May 21st was supposed to be the end of times, according to many. Like Y2K, I assumed the world would remain, but, nevertheless, the idea of an apocalypse of sorts can sometimes be motivational. For one thing, our world is and has been on a downward spiral into environmental chaos for years. Some described the Rapture as a time when natural disasters would ravage the earth, causing pain, death, and despair, ultimately ending life on earth.
To me, this description is an eerie reminder of what is already happening. While these events are not occurring simultaneously, they are certainly happening more frequently and on a greater scale than ever. Most recently, areas of the United States have been devastated by deadly tornados. As death counts rise, questions about the causes of these storms are also asked. Who can forget the earthquake and tsunami that wreaked havoc on Japan earlier this year? This was just over a year after the Haitian earthquake of 2010, which killed over 200,000 people.
Of course, many would agree that listing off the natural disasters that our world has been experiencing is counterproductive. It creates a culture of negativity. On the contrary, I believe that these events, while horrific, are potential warning signs. They give us the opportunity, as humans, to reevaluate our place on the planet and our lives, in general. It allows us to be thankful for what we have and restore our faith in simpler things.

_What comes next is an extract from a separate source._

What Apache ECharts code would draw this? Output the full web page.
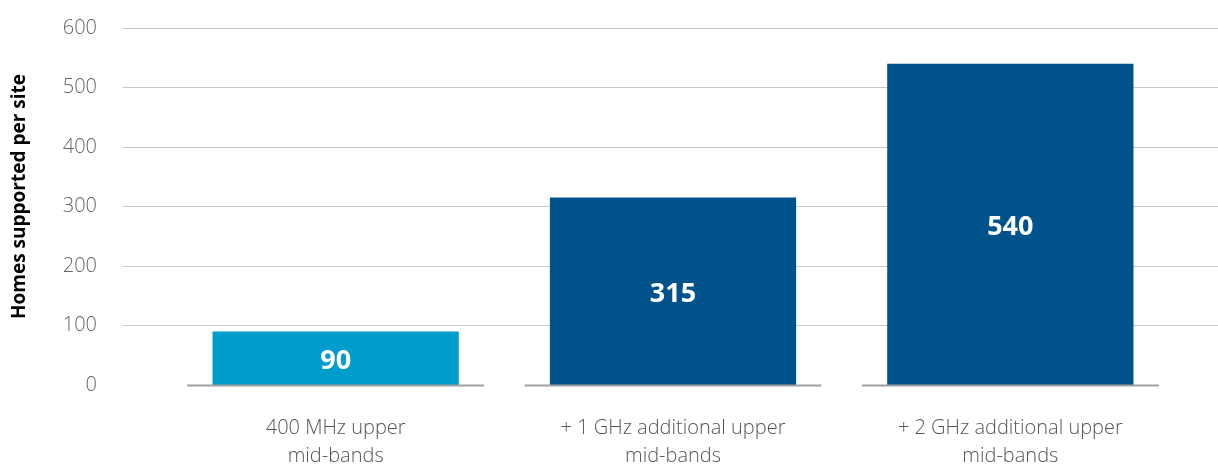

Auxiliary Bishop Joseph Lafontant of Port-au-Prince, echoes the sentiments of his followers: “You know, bishop, I became a different person after the quake because I’m alive and I realized that my possessions are nothing. Being alive is more than anything I possess, so from now on I won’t wear jewelry. I won’t be concerned about how I look.” Lafontant seems to suggest that events, like earthquakes, force people to see the world (and their own lives) in a different light.
I don’t know the true nature of these disasters. They could be the result of global warming, but that is merely speculation. Personally, I do not necessarily believe that everything happens for a reason. Did 200,000 innocent people die in Haiti to force a call to action? I certainly hope not. However, if we entertain the idea that the earth is retaliating, we may start to change.
I have been told, many times, that change begins with attitude. In recent years, the green movement has become increasingly popular. Still, there are far too many people who have the mindset that the damage is done and irreparable and that making positive environmental decisions will only delay the inevitable. I have to wonder what these people would have to say if they watched a hurricane or earthquake lay waste to their hometown or kill their friends and loved ones.
As Canadians, we have been fortunate enough to live in a sound geographical area, hardly ever exposed to natural disaster. We have become complacent with the way we live and, despite often elevating ourselves above our American neighbours, are very guilty players in our consumer culture. It is easy to brush these events off as inevitable and refuse to change. It would be interesting to see how the age-old phrase, “even an atheist prays in a foxhole,” would hold up if only we weren’t so fortunate.